In het 4e hoofdstuk lezen we nog een tekst waar we enige aandacht aan moeten geven.
Openbaring 4:1
"Na deze dingen zag ik, en zie, er was een deur geopend in de hemel; en de eerste stem, die ik gehoord had, alsof een bazuin met mij sprak, zeide: Klim hierheen op en ik zal u tonen, wat na dezen geschieden moet."
Het lijkt logisch om te denken dat de mededeling: na deze dingen, slaat op de voorgaande teksten. De teksten die de brieven aan de gemeente weergeven.
Toch denk ik dat dit niet zo is.
Johannes was nog vol van de dingen die Hij gezien had. Dingen die te maken hadden met de dag des Heren. Maar ook het spreken en verschijnen van de Heer was een geweldige ervaring.
Hij heeft het over die dingen als hij in 4:1 zegt: na deze dingen...
Maar, zelfs al zou hij die brieven bedoeld hebben, dan nog zou hij niet gedacht hebben aan dingen die te maken hadden met zeven opeenvolgende kerkstadia. Hij schrijft nergens dat die brieven (ook) zo bedoeld zijn. Het kan natuurlijk wel waar zijn dat ze ook profetisch bedoeld zijn, maar zeker ook tijdelijk en plaatsgebonden.
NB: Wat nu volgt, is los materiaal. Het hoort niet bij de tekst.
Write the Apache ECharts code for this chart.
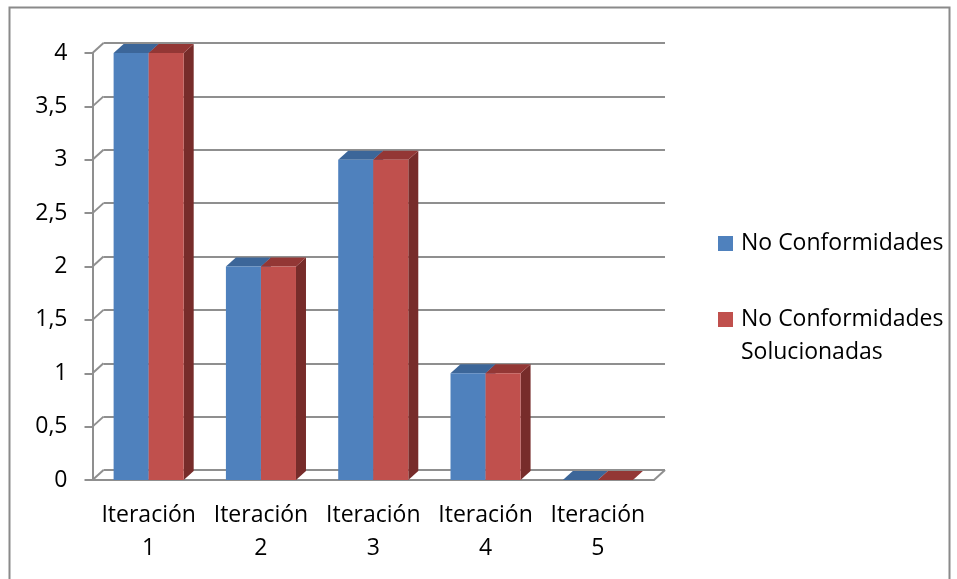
<!DOCTYPE html>
<html>
<head>
<meta charset="utf-8">
<script src="https://cdn.jsdelivr.net/npm/echarts@6/dist/echarts.min.js"></script>
<style>
  html, body { margin: 0; padding: 0; background: #fff; }
  #chart { width: 957px; height: 579px; }
</style>
</head>
<body>
<div id="chart"></div>
<script>
// datos
const categories = ["Iteración\n1", "Iteración\n2", "Iteración\n3", "Iteración\n4", "Iteración\n5"];
const noConformidades = [4, 2, 3, 1, 0];
const solucionadas = [4, 2, 3, 1, 0];
const yTicks = [0, 0.5, 1, 1.5, 2, 2.5, 3, 3.5, 4];

const FONT = "Open Sans";
const FONT_SIZE = 23;
const GRID_COLOR = "#8f8f8f";
// profundidad del efecto 3d
const WALL_DX = 11, WALL_DY = 10;
const BAR_DX = 10, BAR_DY = 9;
const BAR_RATIO = 0.312;

const colors = [
  { front: "#4f81bd", top: "#3c6699", side: "#35598a" },
  { front: "#c0504d", top: "#933735", side: "#772c2a" },
];

const chart = echarts.init(document.getElementById("chart"));

function barRender(sIdx) {
  return function (params, api) {
    const cat = api.value(0);
    const val = api.value(1);
    const top = api.coord([cat, val]);
    const bot = api.coord([cat, 0]);
    const band = api.size([1, 0])[0];
    const w = band * BAR_RATIO;
    const x0 = sIdx === 0 ? top[0] - w : top[0];
    const x1 = x0 + w;
    const c = colors[sIdx];
    return {
      type: "group",
      children: [
        {
          type: "polygon",
          shape: { points: [[x1, top[1]], [x1 + BAR_DX, top[1] - BAR_DY], [x1 + BAR_DX, bot[1] - BAR_DY], [x1, bot[1]]] },
          style: { fill: c.side },
        },
        {
          type: "polygon",
          shape: { points: [[x0, top[1]], [x1, top[1]], [x1 + BAR_DX, top[1] - BAR_DY], [x0 + BAR_DX, top[1] - BAR_DY]] },
          style: { fill: c.top },
        },
        {
          type: "rect",
          shape: { x: x0, y: top[1], width: w, height: bot[1] - top[1] },
          style: { fill: c.front },
        },
      ],
    };
  };
}

let option = {
  animation: false,
  backgroundColor: "#fff",
  graphic: [
    {
      type: "rect",
      shape: { x: 9.5, y: 7.5, width: 940, height: 600 },
      style: { fill: null, stroke: "#8a8a8a", lineWidth: 2 },
      silent: true,
    },
  ],
  legend: [
    {
      data: ["No Conformidades"],
      left: 718,
      top: 232,
      orient: "vertical",
      padding: 0,
      icon: "rect",
      itemWidth: 15,
      itemHeight: 15,
      textStyle: { fontFamily: FONT, fontSize: FONT_SIZE, color: "#000", padding: [0, 0, 0, 3] },
    },
    {
      data: ["No Conformidades Solucionadas"],
      left: 718,
      top: 237,
      orient: "vertical",
      padding: 0,
      icon: "rect",
      itemWidth: 15,
      itemHeight: 15,
      // lineas vacias para que el icono quede junto a la primera linea
      formatter: function () {
        return " \n \nNo Conformidades\nSolucionadas\n ";
      },
      textStyle: { fontFamily: FONT, fontSize: FONT_SIZE, color: "#000", lineHeight: 33, padding: [0, 0, 0, 3] },
    },
  ],
  grid: [
    { left: 92.5, top: 53, width: 561.5, height: 427 },
    { left: 92.5 + WALL_DX, top: 53 - WALL_DY, width: 561.5, height: 427 },
  ],
  xAxis: [
    {
      type: "category",
      gridIndex: 0,
      data: categories,
      axisLine: { lineStyle: { color: GRID_COLOR, width: 2 } },
      axisTick: { length: 7, lineStyle: { color: GRID_COLOR, width: 2 } },
      axisLabel: { fontFamily: FONT, fontSize: FONT_SIZE, color: "#000", lineHeight: 33, margin: 19, interval: 0 },
    },
    {
      type: "category",
      gridIndex: 1,
      data: categories,
      show: false,
    },
  ],
  yAxis: [
    {
      type: "value",
      gridIndex: 0,
      min: 0,
      max: 4,
      interval: 0.5,
      axisLine: { show: true, lineStyle: { color: GRID_COLOR, width: 2 } },
      axisTick: { show: true, length: 8, lineStyle: { color: GRID_COLOR, width: 2 } },
      splitLine: { show: false },
      axisLabel: {
        fontFamily: FONT,
        fontSize: FONT_SIZE,
        color: "#000",
        margin: 25,
        padding: [6, 0, 0, 0],
        formatter: (v) => String(v).replace(".", ","),
      },
    },
    {
      type: "value",
      gridIndex: 1,
      min: 0,
      max: 4,
      interval: 0.5,
      axisLine: { show: false },
      axisTick: { show: false },
      axisLabel: { show: false },
      splitLine: { show: true, lineStyle: { color: GRID_COLOR, width: 2 } },
    },
  ],
  series: [
    {
      // diagonales de la pared izquierda y del suelo
      type: "custom",
      xAxisIndex: 0,
      yAxisIndex: 0,
      silent: true,
      data: yTicks.map((v) => [0, v]),
      encode: { x: 0, y: 1 },
      renderItem: function (params, api) {
        const y = api.coord([0, api.value(1)])[1];
        const x = params.coordSys.x;
        const lines = [
          {
            type: "line",
            shape: { x1: x, y1: y, x2: x + WALL_DX, y2: y - WALL_DY },
            style: { stroke: GRID_COLOR, lineWidth: 2 },
          },
        ];
        if (api.value(1) === 0) {
          const xr = params.coordSys.x + params.coordSys.width;
          lines.push({
            type: "line",
            shape: { x1: xr, y1: y, x2: xr + WALL_DX, y2: y - WALL_DY },
            style: { stroke: GRID_COLOR, lineWidth: 2 },
          });
        }
        return { type: "group", children: lines };
      },
    },
    {
      name: "No Conformidades",
      type: "custom",
      xAxisIndex: 0,
      yAxisIndex: 0,
      itemStyle: { color: colors[0].front },
      data: noConformidades.map((v, i) => [i, v]),
      encode: { x: 0, y: 1 },
      renderItem: barRender(0),
      z: 3,
    },
    {
      name: "No Conformidades Solucionadas",
      type: "custom",
      xAxisIndex: 0,
      yAxisIndex: 0,
      itemStyle: { color: colors[1].front },
      data: solucionadas.map((v, i) => [i, v]),
      encode: { x: 0, y: 1 },
      renderItem: barRender(1),
      z: 4,
    },
  ],
};

chart.setOption(option);
</script>
</body>
</html>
Eigenlijk komt het probleem van die interpretatie van driedeling voort uit de onschriftuurlijke gedachte dat de gemeente wordt verenigd met de Heer in een geheime opname.
Openbaring is een boek dat ons laat zien waar we op voorbereid moeten zijn. Laten we het dan ook zo lezen dat wij, gelovigen, voorbereid zijn op die dingen die in het boek Openbaring aan ons worden geopenbaard.
Wat duidelijk geworden is, is, dat er geen reden is om uit te gaan van een drie-deling van het boek openbaring op een manier waardoor vrijwel alles wordt geplaatst na de opname van de gemeente.